Anyway,  having meandered though history for a while we return to the present, and a young woman trying to make sense of her grandfather's death and life, and the strange events going on in the orchard outside the house she is staying in. Really just a quote that I liked because of the image at the end, but on re-reading says something interesting about how dislocating death is:
"The heat of the day, compounded by my early morning in the vineyard, had caught up with me. I felt I'd waited years for the body to be found, though I'd only heard about it that morning - somehow being in Zdrevkov had changed everything, and I didn't know what I was waiting for anymore. My backpack was on my knees, my grandfather's belongings folded up inside. I wondered what they would look like without him: his watch, his wallet, his hat, reduced by his absence to objects you could find at a flea market, in somebody's attic." (p.232)
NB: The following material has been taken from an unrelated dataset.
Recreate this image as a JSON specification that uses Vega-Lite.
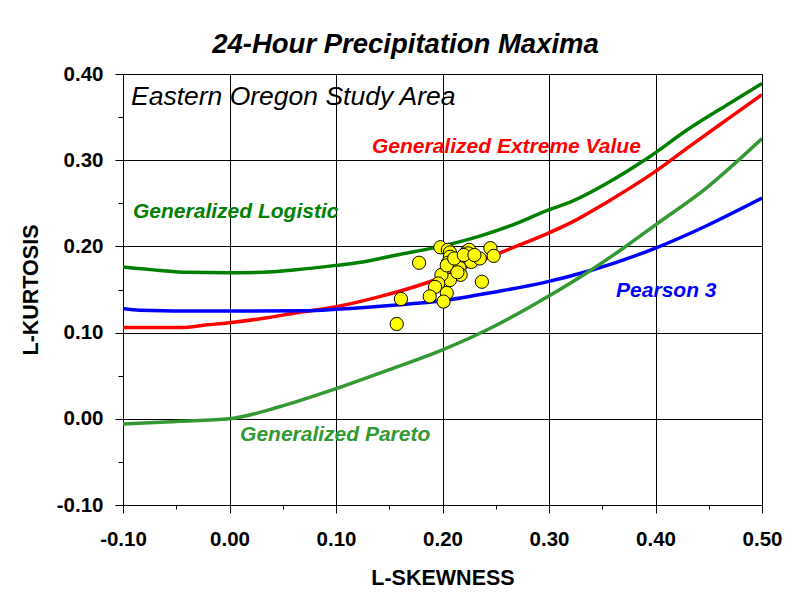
{
  "$schema": "https://vega.github.io/schema/vega-lite/v6.json",
  "autosize": "none",
  "width": 639,
  "height": 431,
  "padding": {"left": 123, "top": 74, "right": 30, "bottom": 92},
  "background": "white",
  "title": {
    "text": "24-Hour Precipitation Maxima",
    "font": "Liberation Sans",
    "fontSize": 27.5,
    "fontWeight": "bold",
    "fontStyle": "italic",
    "color": "black",
    "anchor": "middle",
    "dx": -37,
    "offset": 6
  },
  "config": {
    "view": {"stroke": "black", "strokeWidth": 1},
    "axis": {
      "domainColor": "black",
      "tickColor": "black",
      "gridColor": "black",
      "gridWidth": 1,
      "labelFont": "Liberation Sans",
      "labelFontWeight": "bold",
      "labelFontSize": 20.5,
      "labelColor": "black",
      "titleFont": "Liberation Sans",
      "titleFontWeight": "bold",
      "titleFontSize": 21.5,
      "titleColor": "black"
    }
  },
  "datasets": {
    "curves": [
      {"curve": "Generalized Logistic", "skew": -0.10, "kurt": 0.176},
      {"curve": "Generalized Logistic", "skew": -0.065, "kurt": 0.172},
      {"curve": "Generalized Logistic", "skew": -0.04, "kurt": 0.170},
      {"curve": "Generalized Logistic", "skew": 0.0, "kurt": 0.1695},
      {"curve": "Generalized Logistic", "skew": 0.032, "kurt": 0.170},
      {"curve": "Generalized Logistic", "skew": 0.06, "kurt": 0.1726},
      {"curve": "Generalized Logistic", "skew": 0.10, "kurt": 0.178},
      {"curve": "Generalized Logistic", "skew": 0.125, "kurt": 0.182},
      {"curve": "Generalized Logistic", "skew": 0.157, "kurt": 0.190},
      {"curve": "Generalized Logistic", "skew": 0.198, "kurt": 0.200},
      {"curve": "Generalized Logistic", "skew": 0.235, "kurt": 0.212},
      {"curve": "Generalized Logistic", "skew": 0.266, "kurt": 0.225},
      {"curve": "Generalized Logistic", "skew": 0.295, "kurt": 0.240},
      {"curve": "Generalized Logistic", "skew": 0.323, "kurt": 0.253},
      {"curve": "Generalized Logistic", "skew": 0.354, "kurt": 0.273},
      {"curve": "Generalized Logistic", "skew": 0.392, "kurt": 0.302},
      {"curve": "Generalized Logistic", "skew": 0.432, "kurt": 0.337},
      {"curve": "Generalized Logistic", "skew": 0.467, "kurt": 0.364},
      {"curve": "Generalized Logistic", "skew": 0.50, "kurt": 0.389},
      {"curve": "Generalized Extreme Value", "skew": -0.10, "kurt": 0.106},
      {"curve": "Generalized Extreme Value", "skew": -0.046, "kurt": 0.106},
      {"curve": "Generalized Extreme Value", "skew": -0.021, "kurt": 0.109},
      {"curve": "Generalized Extreme Value", "skew": 0.0, "kurt": 0.1115},
      {"curve": "Generalized Extreme Value", "skew": 0.032, "kurt": 0.1166},
      {"curve": "Generalized Extreme Value", "skew": 0.063, "kurt": 0.123},
      {"curve": "Generalized Extreme Value", "skew": 0.10, "kurt": 0.130},
      {"curve": "Generalized Extreme Value", "skew": 0.141, "kurt": 0.1417},
      {"curve": "Generalized Extreme Value", "skew": 0.188, "kurt": 0.159},
      {"curve": "Generalized Extreme Value", "skew": 0.226, "kurt": 0.178},
      {"curve": "Generalized Extreme Value", "skew": 0.257, "kurt": 0.194},
      {"curve": "Generalized Extreme Value", "skew": 0.295, "kurt": 0.213},
      {"curve": "Generalized Extreme Value", "skew": 0.323, "kurt": 0.229},
      {"curve": "Generalized Extreme Value", "skew": 0.354, "kurt": 0.251},
      {"curve": "Generalized Extreme Value", "skew": 0.40, "kurt": 0.287},
      {"curve": "Generalized Extreme Value", "skew": 0.432, "kurt": 0.316},
      {"curve": "Generalized Extreme Value", "skew": 0.467, "kurt": 0.347},
      {"curve": "Generalized Extreme Value", "skew": 0.50, "kurt": 0.376},
      {"curve": "Pearson 3", "skew": -0.10, "kurt": 0.128},
      {"curve": "Pearson 3", "skew": -0.084, "kurt": 0.126},
      {"curve": "Pearson 3", "skew": -0.021, "kurt": 0.125},
      {"curve": "Pearson 3", "skew": 0.022, "kurt": 0.125},
      {"curve": "Pearson 3", "skew": 0.072, "kurt": 0.1254},
      {"curve": "Pearson 3", "skew": 0.10, "kurt": 0.127},
      {"curve": "Pearson 3", "skew": 0.157, "kurt": 0.132},
      {"curve": "Pearson 3", "skew": 0.20, "kurt": 0.137},
      {"curve": "Pearson 3", "skew": 0.251, "kurt": 0.1475},
      {"curve": "Pearson 3", "skew": 0.295, "kurt": 0.158},
      {"curve": "Pearson 3", "skew": 0.339, "kurt": 0.172},
      {"curve": "Pearson 3", "skew": 0.40, "kurt": 0.198},
      {"curve": "Pearson 3", "skew": 0.448, "kurt": 0.224},
      {"curve": "Pearson 3", "skew": 0.50, "kurt": 0.256},
      {"curve": "Generalized Pareto", "skew": -0.10, "kurt": -0.006},
      {"curve": "Generalized Pareto", "skew": -0.05, "kurt": -0.003},
      {"curve": "Generalized Pareto", "skew": 0.0, "kurt": 0.0},
      {"curve": "Generalized Pareto", "skew": 0.047, "kurt": 0.014},
      {"curve": "Generalized Pareto", "skew": 0.10, "kurt": 0.035},
      {"curve": "Generalized Pareto", "skew": 0.15, "kurt": 0.057},
      {"curve": "Generalized Pareto", "skew": 0.20, "kurt": 0.080},
      {"curve": "Generalized Pareto", "skew": 0.2415, "kurt": 0.103},
      {"curve": "Generalized Pareto", "skew": 0.295, "kurt": 0.139},
      {"curve": "Generalized Pareto", "skew": 0.340, "kurt": 0.173},
      {"curve": "Generalized Pareto", "skew": 0.371, "kurt": 0.199},
      {"curve": "Generalized Pareto", "skew": 0.40, "kurt": 0.225},
      {"curve": "Generalized Pareto", "skew": 0.448, "kurt": 0.268},
      {"curve": "Generalized Pareto", "skew": 0.50, "kurt": 0.325}
    ],
    "sites": [
      {"skew": 0.198, "kurt": 0.199},
      {"skew": 0.178, "kurt": 0.181},
      {"skew": 0.205, "kurt": 0.196},
      {"skew": 0.207, "kurt": 0.193},
      {"skew": 0.207, "kurt": 0.188},
      {"skew": 0.213, "kurt": 0.184},
      {"skew": 0.205, "kurt": 0.181},
      {"skew": 0.223, "kurt": 0.194},
      {"skew": 0.225, "kurt": 0.196},
      {"skew": 0.224, "kurt": 0.192},
      {"skew": 0.227, "kurt": 0.182},
      {"skew": 0.235, "kurt": 0.186},
      {"skew": 0.245, "kurt": 0.198},
      {"skew": 0.248, "kurt": 0.189},
      {"skew": 0.216, "kurt": 0.175},
      {"skew": 0.217, "kurt": 0.167},
      {"skew": 0.207, "kurt": 0.161},
      {"skew": 0.199, "kurt": 0.167},
      {"skew": 0.196, "kurt": 0.157},
      {"skew": 0.193, "kurt": 0.153},
      {"skew": 0.204, "kurt": 0.146},
      {"skew": 0.201, "kurt": 0.136},
      {"skew": 0.188, "kurt": 0.142},
      {"skew": 0.161, "kurt": 0.139},
      {"skew": 0.157, "kurt": 0.110},
      {"skew": 0.237, "kurt": 0.159},
      {"skew": 0.204, "kurt": 0.178},
      {"skew": 0.211, "kurt": 0.186},
      {"skew": 0.220, "kurt": 0.190},
      {"skew": 0.230, "kurt": 0.190},
      {"skew": 0.214, "kurt": 0.170}
    ],
    "curveLabels": [
      {"curve": "Generalized Extreme Value", "skew": 0.1338, "kurt": 0.315},
      {"curve": "Generalized Logistic", "skew": -0.0906, "kurt": 0.240},
      {"curve": "Pearson 3", "skew": 0.363, "kurt": 0.148},
      {"curve": "Generalized Pareto", "skew": 0.0099, "kurt": -0.019}
    ],
    "areaLabel": [
      {"label": "Eastern Oregon Study Area", "skew": -0.0925, "kurt": 0.373}
    ]
  },
  "encoding": {
    "x": {
      "field": "skew",
      "type": "quantitative",
      "scale": {"domain": [-0.1, 0.5], "nice": false, "zero": false},
      "axis": {
        "title": "L-SKEWNESS",
        "values": [-0.1, -0.05, 0, 0.05, 0.1, 0.15, 0.2, 0.25, 0.3, 0.35, 0.4, 0.45, 0.5],
        "labelExpr": "round(datum.value*100) % 10 == 0 ? replace(format(datum.value, '.2f'), '\u2212', '-') : ''",
        "tickSize": {"condition": {"test": "round(datum.value*100) % 10 != 0", "value": 4}, "value": 8},
        "gridOpacity": {"condition": {"test": "round(datum.value*100) % 10 != 0", "value": 0}, "value": 1},
        "labelPadding": 16,
        "titlePadding": 18,
        "labelFlush": false,
        "labelOverlap": false
      }
    },
    "y": {
      "field": "kurt",
      "type": "quantitative",
      "scale": {"domain": [-0.1, 0.4], "nice": false, "zero": false},
      "axis": {
        "title": "L-KURTOSIS",
        "values": [-0.1, -0.05, 0, 0.05, 0.1, 0.15, 0.2, 0.25, 0.3, 0.35, 0.4],
        "labelExpr": "round(datum.value*100) % 10 == 0 ? replace(format(datum.value, '.2f'), '\u2212', '-') : ''",
        "tickSize": {"condition": {"test": "round(datum.value*100) % 10 != 0", "value": 5}, "value": 8},
        "gridOpacity": {"condition": {"test": "round(datum.value*100) % 10 != 0", "value": 0}, "value": 1},
        "labelPadding": 12,
        "titlePadding": 14,
        "labelFlush": false,
        "labelOverlap": false
      }
    }
  },
  "layer": [
    {
      "data": {"name": "curves"},
      "mark": {"type": "line", "strokeWidth": 3.5, "clip": true, "interpolate": "monotone"},
      "encoding": {
        "color": {
          "field": "curve",
          "type": "nominal",
          "scale": {
            "domain": ["Generalized Logistic", "Generalized Extreme Value", "Pearson 3", "Generalized Pareto"],
            "range": ["#008000", "#FF0000", "#0000FF", "#339933"]
          },
          "legend": null
        },
        "order": {"field": "skew", "type": "quantitative"}
      }
    },
    {
      "data": {"name": "sites"},
      "mark": {"type": "circle", "size": 175, "fill": "#FFFF00", "stroke": "black", "strokeWidth": 1, "opacity": 1}
    },
    {
      "data": {"name": "curveLabels"},
      "mark": {"type": "text", "align": "left", "baseline": "middle", "font": "Liberation Sans", "fontSize": 21, "fontWeight": "bold", "fontStyle": "italic"},
      "encoding": {
        "text": {"field": "curve"},
        "color": {"field": "curve", "type": "nominal", "legend": null}
      }
    },
    {
      "data": {"name": "areaLabel"},
      "mark": {"type": "text", "align": "left", "baseline": "middle", "font": "Liberation Sans", "fontSize": 26.5, "fontStyle": "italic", "color": "black"},
      "encoding": {
        "text": {"field": "label"}
      }
    }
  ]
}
And another one, about death, because in many ways the story is about death, and what it means. It kind of sums up what went wrong in Yugoslavia:
"I married your grandmother in a church, but I would still have married her if her family had asked me to be married by a hodza. What does it hurt me to say happy Eid to her, once a year - when she is perfectly happy to light a candle for my dead in the church? I was raised Orthodox; on principle, I would have had your mother christened Catholic to spare her a full dunking in that filthy water they kept in the baptismal tureens. In practice, I didn't have her christened at all. My name, your name, her name. In the end, all you want is someone to long for you when it comes time to put you in the ground." (p.282-3)

All in all a lovely tale, in the traditional sense of the word; it felt as if I was reading something written much much longer ago.